Companies to build IPv6 test center

The center will be used to test networks and products for IPv6 compatibility, and will focus on serving government agencies

Two companies involved in advancing the next-generation Internet have announced a partnership to create a large IPv6 (Internet Protocol version 6) test center near Washington, D.C.

Many details of the test center have not been worked out yet, but the goal is to create the world's leading IPv6 testing facility, said Spirent Federal Systems, one of the partners in the project. The center, which will be used to test networks and products for IPv6 compatibility, will focus on serving U.S. government agencies, said Ellen Hall, president and chief executive officer of Spirent Federal.

Teaming with Spirent Federal will be v6 Transition, the consulting and training arm of IPv6 Summit Inc., which organizes IPv6 conferences. IPv6 Summit is led by Alex Lightman, one of the leading advocates of the widespread transition to IPv6. The two companies announced their partnership during the IPv6 Summit in Reston, Virginia, this week.

The test center, to be located in northern Virginia, will be operational "very soon," Hall said. While details about the size of the center are still being finalized, it will be large enough to conduct IPv6 tests for "several agencies at one time," she said.

The IPv6 Test Center will be the first to marry IPv6 industry expertise and resources with large-scale government testing experiences, the companies said.

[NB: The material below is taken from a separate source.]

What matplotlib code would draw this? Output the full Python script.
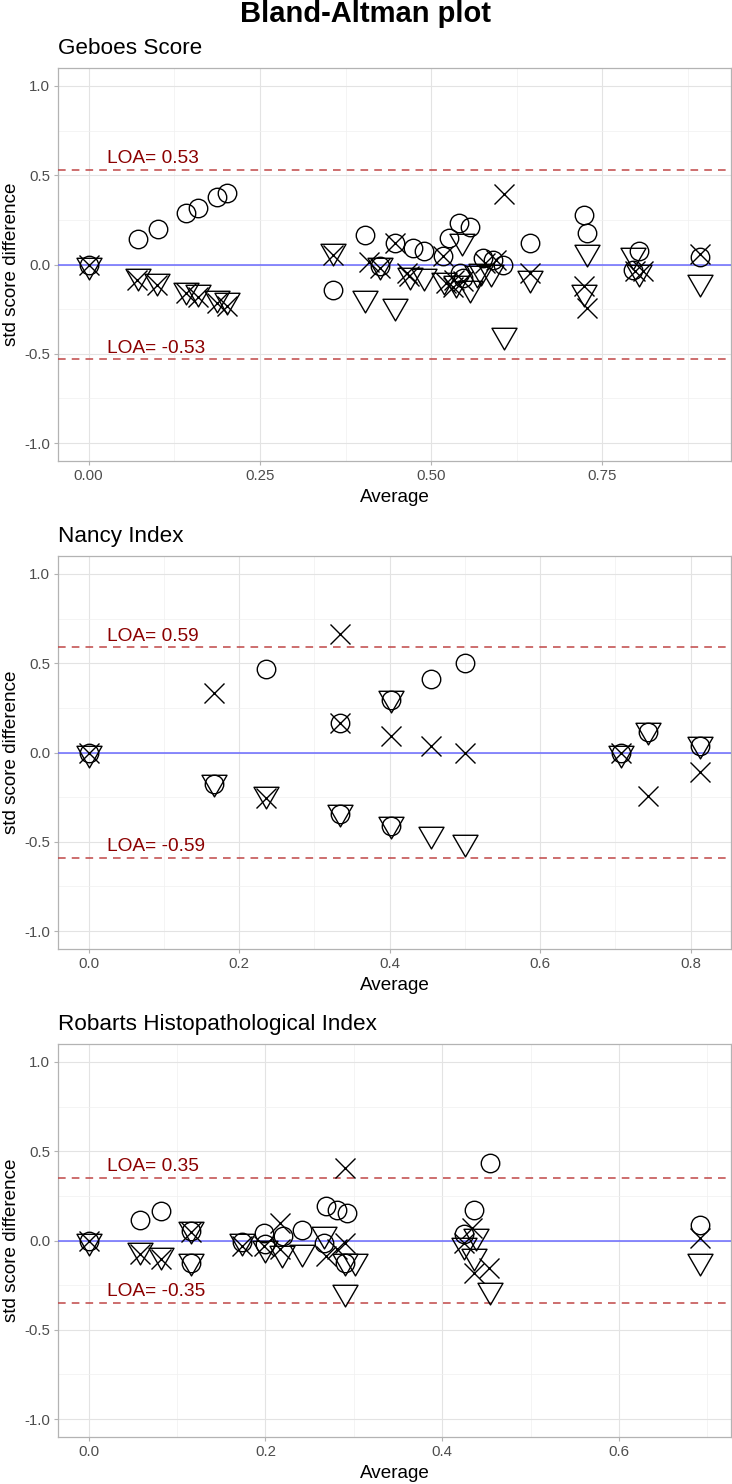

Hall called the partnership with v6 Transition a "significant" pairing, combining v6 Transition's expertise on implementing IPv6 with Spirent Federal's contacts with U.S. government agencies such as the Department of Defense.

"We already have really good relationships with government agencies," Hall said.

The Defense Department has set 2008 as a target for making its computer systems compatible with IPv6. The White House Office of Management and Budget announced in June that U.S. government agencies must be IPv6 compatible by June 2008.

Backers of IPv6 call it a major improvement over IPv4. IPv6 has several advantages, including built-in security, multicasting functionality and better support for mobile devices, backers say. More use of IPv6 could lead to better Internet TV, videoconferencing and military-grade security, advocates say.

Also announced this week in conjunction with the IPv6 Summit:

-- The University of New Hampshire's InterOperability Laboratory, joined by 10 companies and the U.S. military, tested several IPv6 functions on the Moonv6 network, the world's largest multivendor IPv6 network. Testers successfully made international VOIP (voice over IP) calls, as well as testing some security and mobility functions. The VOIP calls, between New Hampshire and South Korea, tested IPv4 equivalency using an IPv4/IPv6 tunnel.

-- IPv6 Summit and Juniper Networks Inc. released an IPv6 guideline report called, "The IPv6 Best Practices World Report: A Guide for Federal Agencies Transitioning to IPv6." The report will be the first in a series aimed at providing ideas from government and industry on best practices, and for discussing lessons learned from other IPv6 transition efforts in the public and private sectors, the companies said. The series of reports will also include program management models, workflow processes and resources IPv6 implementation teams can use.